Sans cesse annoncé, sans cesse remis au lendemain, le troisième remaniement de l’ère Macron aura mis une semaine à se concrétiser pour tomber vendredi soir via un communiqué. Le socialiste Olivier Dussopt et Delphine Gény-Stephann, une des dirigeantes de Saint-Gobain, font leur entrée comme secrétaires d’Etat à Bercy.
C'est l'arrivée de Christophe Castaner à la tête du parti présidentiel qui avait ouvert la voie à ce «réaménagement» - terme privilégié par l'exécutif, pour souligner son caractère modeste. A l'arrivée, un mouvement sans surprise pour le nouveau patron de La République en marche (LREM) : celui-ci cède le porte-parolat du gouvernement à son collègue Benjamin Griveaux, mais conserve son secrétariat d'Etat aux Relations avec le Parlement.

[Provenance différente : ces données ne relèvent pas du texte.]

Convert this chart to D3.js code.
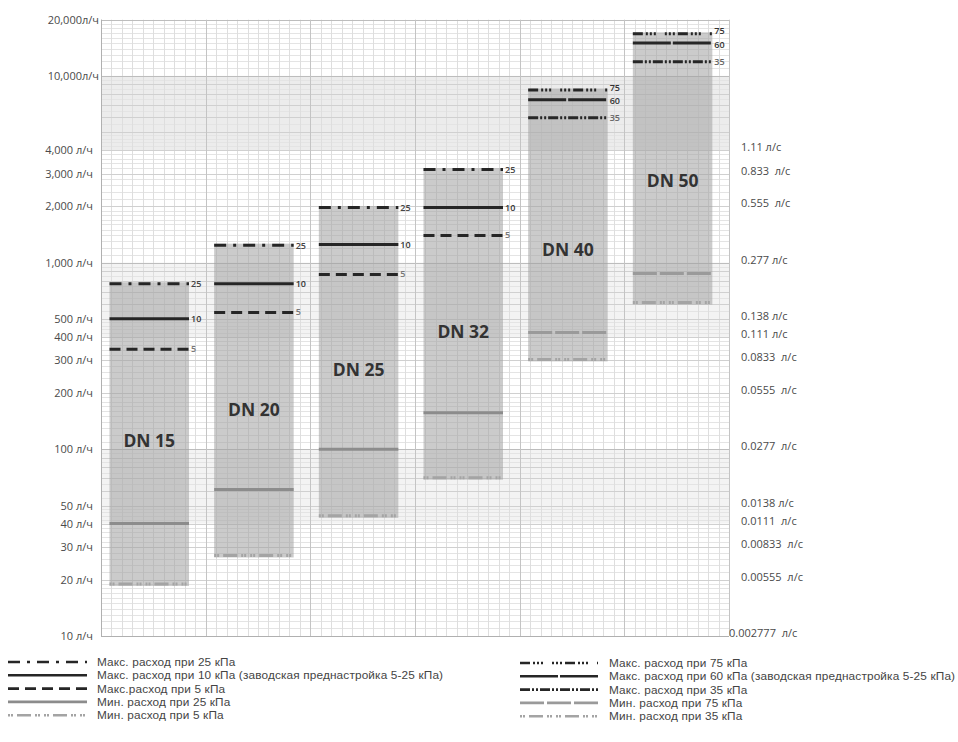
<!DOCTYPE html>
<html><head><meta charset="utf-8">
<script src="https://cdn.jsdelivr.net/npm/d3@7"></script>
<style>
html,body{margin:0;padding:0;background:#fff;}
svg{display:block;font-family:"Open Sans","Noto Sans",sans-serif;}
</style></head>
<body><svg id="chart" width="958" height="742"></svg>
<script>
// ---------- DATA ----------
const categories = ["DN 15", "DN 20", "DN 25", "DN 32", "DN 40", "DN 50"];
// low-pressure range valves (DN15–DN32), л/ч
const maxFlow25kPa = [770, 1240, 1970, 3150, null, null];
const maxFlow10kPa = [500, 770, 1250, 1970, null, null];
const maxFlow5kPa  = [343, 540, 863, 1395, null, null];
const minFlow25kPa = [40, 61, 100, 157, null, null];
const minFlow5kPa  = [19, 27, 44, 70.5, null, null];
// high-pressure range valves (DN40–DN50), л/ч
const maxFlow75kPa = [null, null, null, null, 8400, 16800];
const maxFlow60kPa = [null, null, null, null, 7450, 15000];
const maxFlow35kPa = [null, null, null, null, 5960, 11900];
const minFlow75kPa = [null, null, null, null, 422, 873];
const minFlow35kPa = [null, null, null, null, 303, 611];

const leftTickValues = [20000, 10000, 4000, 3000, 2000, 1000, 500, 400, 300, 200, 100, 50, 40, 30, 20, 10];
const leftTickLabels = ["20,000л/ч", "10,000л/ч", "4,000 л/ч", "3,000 л/ч", "2,000 л/ч", "1,000 л/ч", "500 л/ч", "400 л/ч", "300 л/ч", "200 л/ч", "100 л/ч", "50 л/ч", "40 л/ч", "30 л/ч", "20 л/ч", "10 л/ч"];
const rightTickValues = [4000, 3000, 2000, 1000, 500, 400, 300, 200, 100, 50, 40, 30, 20, 10];
const rightTickLabels = ["1.11 л/с", "0.833  л/с", "0.555  л/с", "0.277 л/с", "0.138 л/с", "0.111 л/с", "0.0833  л/с", "0.0555  л/с", "0.0277  л/с", "0.0138 л/с", "0.0111  л/с", "0.00833  л/с", "0.00555  л/с", "0.002777  л/с"];

const legendLeft = [
  {key: "max25", text: "Макс. расход при 25 кПа"},
  {key: "max10", text: "Макс. расход при 10 кПа (заводская преднастройка 5-25 кПа)"},
  {key: "max5",  text: "Макс.расход при 5 кПа"},
  {key: "min25", text: "Мин. расход при 25 кПа"},
  {key: "min5",  text: "Мин. расход при 5 кПа"}
];
const legendRight = [
  {key: "max75", text: "Макс. расход при 75 кПа"},
  {key: "max60", text: "Макс. расход при 60 кПа (заводская преднастройка 5-25 кПа)"},
  {key: "max35", text: "Макс. расход при 35 кПа"},
  {key: "min75", text: "Мин. расход при 75 кПа"},
  {key: "min35", text: "Мин. расход при 35 кПа"}
];

// ---------- STYLES ----------
const seriesList = [
  {key: "max25", values: maxFlow25kPa, label: "25", color: "#262626", width: 3, dash: "12,7,3,7", labelColor: "#444", labelDy: 0},
  {key: "max10", values: maxFlow10kPa, label: "10", color: "#262626", width: 3, dash: null, labelColor: "#333", labelDy: 0},
  {key: "max5",  values: maxFlow5kPa,  label: "5",  color: "#262626", width: 3, dash: "11,6", labelColor: "#777", labelDy: -1},
  {key: "min25", values: minFlow25kPa, label: "",   color: "#8c8c8c", width: 3, dash: null},
  {key: "min5",  values: minFlow5kPa,  label: "",   color: "#a4a4a4", width: 3, dash: "2,1,2,4,14,4,2,1,2,4"},
  {key: "max75", values: maxFlow75kPa, label: "75", color: "#262626", width: 3, dash: "10,3,2,2,2,2,2,9,2,2,2,2,2,3", labelColor: "#333", labelDy: -3},
  {key: "max60", values: maxFlow60kPa, label: "60", color: "#262626", width: 3, dash: "38,2", labelColor: "#333", labelDy: 1},
  {key: "max35", values: maxFlow35kPa, label: "35", color: "#262626", width: 3, dash: "10,2,2,2,2,2", labelColor: "#666", labelDy: 0},
  {key: "min75", values: minFlow75kPa, label: "",   color: "#9a9a9a", width: 3, dash: "24,3"},
  {key: "min35", values: minFlow35kPa, label: "",   color: "#a4a4a4", width: 3, dash: "2,1,2,4,14,4,2,1,2,4"}
];
const styleByKey = Object.fromEntries(seriesList.map(s => [s.key, s]));

// ---------- SCALES ----------
const svg = d3.select("#chart");
const plot = {left: 101, right: 729, top: 19.7, bottom: 636};
const y = d3.scaleLog().domain([10, 20000]).range([plot.bottom, plot.top]);
const x = d3.scaleBand().domain(categories).range([plot.left, plot.right]).padding(0);
const bw = x.bandwidth();
const barOffset = 8.5, barWidth = 79.5;

// ---------- BACKGROUND BANDS ----------
const bandRanges = [[4000, 10000], [400, 1000], [40, 100]];
const bandFill = ["#ececec", "#f3f3f3", "#f3f3f3"];
svg.append("g").selectAll("rect").data(bandRanges).join("rect")
  .attr("x", plot.left).attr("width", plot.right - plot.left)
  .attr("y", d => y(d[1])).attr("height", d => y(d[0]) - y(d[1]))
  .attr("fill", (d, i) => bandFill[i]);

// ---------- GRID ----------
const grid = svg.append("g");
const fineVals = [], midVals = [], decVals = [];
[10, 100, 1000, 10000].forEach(dec => {
  for (let m = 1; m < 2; m += 0.1) { const v = +(m.toFixed(1)) * dec; if (v <= 20000) fineVals.push(v); }
  for (let m = 2; m < 5; m += 0.2) { const v = +(m.toFixed(1)) * dec; if (v <= 20000) fineVals.push(v); }
  for (let m = 5; m < 10; m += 0.5) { const v = +(m.toFixed(1)) * dec; if (v <= 20000) fineVals.push(v); }
  for (let m = 2; m < 10; m++) { const v = m * dec; if (v <= 20000) midVals.push(v); }
  decVals.push(dec);
});
decVals.push(20000);
const vMinor = [];
categories.forEach(c => { for (let k = 1; k < 10; k++) vMinor.push(x(c) + bw * k / 10); });
grid.selectAll(".fh").data(fineVals).join("line")
  .attr("x1", plot.left).attr("x2", plot.right)
  .attr("y1", d => Math.round(y(d)) + 0.5).attr("y2", d => Math.round(y(d)) + 0.5)
  .attr("stroke", "#e4e4e4").attr("stroke-width", 1);
grid.selectAll(".vm").data(vMinor).join("line")
  .attr("x1", d => Math.round(d) + 0.5).attr("x2", d => Math.round(d) + 0.5)
  .attr("y1", plot.top).attr("y2", plot.bottom)
  .attr("stroke", "#dedede").attr("stroke-width", 1);
grid.selectAll(".mh").data(midVals).join("line")
  .attr("x1", plot.left).attr("x2", plot.right)
  .attr("y1", d => Math.round(y(d)) + 0.5).attr("y2", d => Math.round(y(d)) + 0.5)
  .attr("stroke", "#d0d0d0").attr("stroke-width", 1);
grid.selectAll(".dh").data(decVals).join("line")
  .attr("x1", plot.left).attr("x2", plot.right)
  .attr("y1", d => Math.round(y(d)) + 0.5).attr("y2", d => Math.round(y(d)) + 0.5)
  .attr("stroke", "#bdbdbd").attr("stroke-width", 1);
const vMajor = categories.map(c => x(c)).concat([plot.right]);
grid.selectAll(".vM").data(vMajor).join("line")
  .attr("x1", d => Math.round(d) + 0.5).attr("x2", d => Math.round(d) + 0.5)
  .attr("y1", plot.top).attr("y2", plot.bottom)
  .attr("stroke", "#c4c4c4").attr("stroke-width", 1);
grid.append("line").attr("x1", plot.left).attr("x2", plot.right)
  .attr("y1", plot.bottom + 0.5).attr("y2", plot.bottom + 0.5).attr("stroke", "#b0b0b0");
grid.append("line").attr("x1", plot.left + 0.5).attr("x2", plot.left + 0.5)
  .attr("y1", plot.top).attr("y2", plot.bottom).attr("stroke", "#b0b0b0");

// ---------- BARS ----------
const barData = categories.map((c, i) => {
  const vals = seriesList.map(s => s.values[i]).filter(v => v != null);
  return {cat: c, i, max: d3.max(vals), min: d3.min(vals)};
});
svg.append("g").selectAll("rect").data(barData).join("rect")
  .attr("x", d => x(d.cat) + barOffset).attr("width", barWidth)
  .attr("y", d => y(d.max) - 1.5).attr("height", d => y(d.min) - y(d.max) + 3.5)
  .attr("fill", "#a0a0a0").attr("fill-opacity", 0.55);

// ---------- SERIES LINES ----------
const lineG = svg.append("g");
seriesList.forEach(s => {
  const pts = categories.map((c, i) => ({c, v: s.values[i]})).filter(d => d.v != null);
  lineG.selectAll(null).data(pts).join("line")
    .attr("x1", d => x(d.c) + barOffset).attr("x2", d => x(d.c) + barOffset + barWidth)
    .attr("y1", d => y(d.v)).attr("y2", d => y(d.v))
    .attr("stroke", s.color).attr("stroke-width", s.width)
    .attr("stroke-dasharray", s.dash);
  if (s.label) {
    lineG.selectAll(null).data(pts).join("text")
      .attr("x", d => x(d.c) + barOffset + barWidth + 2)
      .attr("y", d => y(d.v) + s.labelDy)
      .attr("dominant-baseline", "central")
      .attr("font-size", 9).attr("font-weight", 600).attr("fill", s.labelColor)
      .text(s.label);
  }
});

// ---------- DN LABELS ----------
const labelDy = [6, 9, 7, 7, 24, 12];
svg.append("g").selectAll("text").data(barData).join("text")
  .attr("x", d => x(d.cat) + barOffset + barWidth / 2)
  .attr("y", d => (y(d.max) + y(d.min)) / 2 + labelDy[d.i])
  .attr("text-anchor", "middle").attr("dominant-baseline", "central")
  .attr("font-size", 17.5).attr("font-weight", 700).attr("fill", "#333")
  .text(d => d.cat);

// ---------- AXES ----------
const leftAxis = d3.axisLeft(y).tickValues(leftTickValues)
  .tickFormat((d, i) => leftTickLabels[i]).tickSize(0).tickPadding(8);
const gl = svg.append("g").attr("transform", `translate(${plot.left},0)`).call(leftAxis);
gl.select(".domain").remove();
gl.selectAll("text").attr("font-size", 11).attr("fill", "#4a4a4a")
  .attr("font-family", "'Open Sans','Noto Sans',sans-serif")
  .attr("dx", (d, i) => i < 2 ? 6 : 0);

const rightAxis = d3.axisRight(y).tickValues(rightTickValues)
  .tickFormat((d, i) => rightTickLabels[i]).tickSize(0).tickPadding(12);
const gr = svg.append("g").attr("transform", `translate(${plot.right},0)`).call(rightAxis);
gr.select(".domain").remove();
gr.selectAll("text").attr("font-size", 11).attr("fill", "#4a4a4a")
  .attr("font-family", "'Open Sans','Noto Sans',sans-serif")
  .style("white-space", "pre")
  .attr("dy", "0.05em")
  .attr("dx", (d, i) => i === rightTickValues.length - 1 ? -12 : 0);

// ---------- LEGEND ----------
function drawLegend(items, x0, x1, tx, y0, step) {
  const g = svg.append("g");
  items.forEach((it, i) => {
    const s = styleByKey[it.key];
    const yy = y0 + i * step;
    g.append("line").attr("x1", x0).attr("x2", x1).attr("y1", yy).attr("y2", yy)
      .attr("stroke", s.color).attr("stroke-width", 2.6)
      .attr("stroke-dasharray", s.dash);
    g.append("text").attr("x", tx).attr("y", yy).attr("dominant-baseline", "central")
      .attr("font-family", "'Liberation Sans',Arial,sans-serif")
      .attr("letter-spacing", 0.15)
      .attr("font-size", 11.8).attr("fill", "#444").text(it.text);
  });
}
drawLegend(legendLeft, 8, 87, 97, 662, 13.3);
drawLegend(legendRight, 520, 598, 609, 663, 13.3);
</script></body></html>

La décision ne plaira pas à l'opposition, où l'on trouve discutable qu'un tel portefeuille soit confié au chef du parti majoritaire. Quant aux marcheurs, ils seront peut-être quelques-uns à juger que la direction de leur mouvement, sous sédation depuis les législatives, aurait mérité plus qu'un emploi à mi-temps. Fut-il bénévole, comme l'ont curieusement souligné l'intéressé et le député LREM Sylvain Maillard, sans envisager de remédier à cet obstacle. «S'il se sent capable de faire des journées de 48 heures, tant mieux» avait grincé, insensible à l'argument, la députée LREM Barbara Pompili.
Au diable, les mécontents : avec la bénédiction des deux têtes de l'exécutif, le Provençal conserve un strapontin au cœur de l'action. «Il sait très bien que s'il n'était plus au gouvernement, il sortirait de la photo, juge un ancien camarade socialiste. Comme Harlem Désir sous Hollande, il serait celui qui obéit aux ordres sans avoir voix au chapitre.» Loin des yeux, loin du cœur : inconcevable pour celui qui a revendiqué la «dimension amoureuse» de son rapport avec Emmanuel Macron. Voilà qui valait bien un bon vieux cumul : dès samedi, le secrétaire d'Etat enfilera donc ses habits de chef de parti. Direction Concarneau (Finistère), pour une rencontre avec des militants. Cela tombe bien, «je n'avais pas d'obligations ministérielles» ce jour-là, s'est réjoui mercredi l'ancien maire de Forcalquier.
Assez efficacement tenu par Castaner depuis mai, le porte-parolat échoit, lui, à Benjamin Griveaux (39 ans) - autre pionnier du macronisme, un temps pressenti pour la direction de LREM. Rattaché à Bercy, où il occupait l'ancien bureau d'Emmanuel Macron, le secrétaire d'Etat avait pris en main les dossiers industriels. Il s'était aussi investi, avec succès, dans la campagne de Paris pour obtenir le siège de l'Agence bancaire européenne, transféré depuis Londres. A lui, désormais, de répercuter la parole gouvernementale sur les plateaux et lors de l'habituel compte rendu du Conseil des ministres, chaque mercredi à l'Elysée. Comme François Baroin sous Chirac, et Laurent Wauquiez sous Sarkozy, Benjamin Griveaux sera porte-parole à plein-temps. Signe de l'importance de la fonction dans un gouvernement largement composé d'experts et de novices (voir ci-dessus), pas tous préparés à produire une défense tous azimuts de l'exécutif.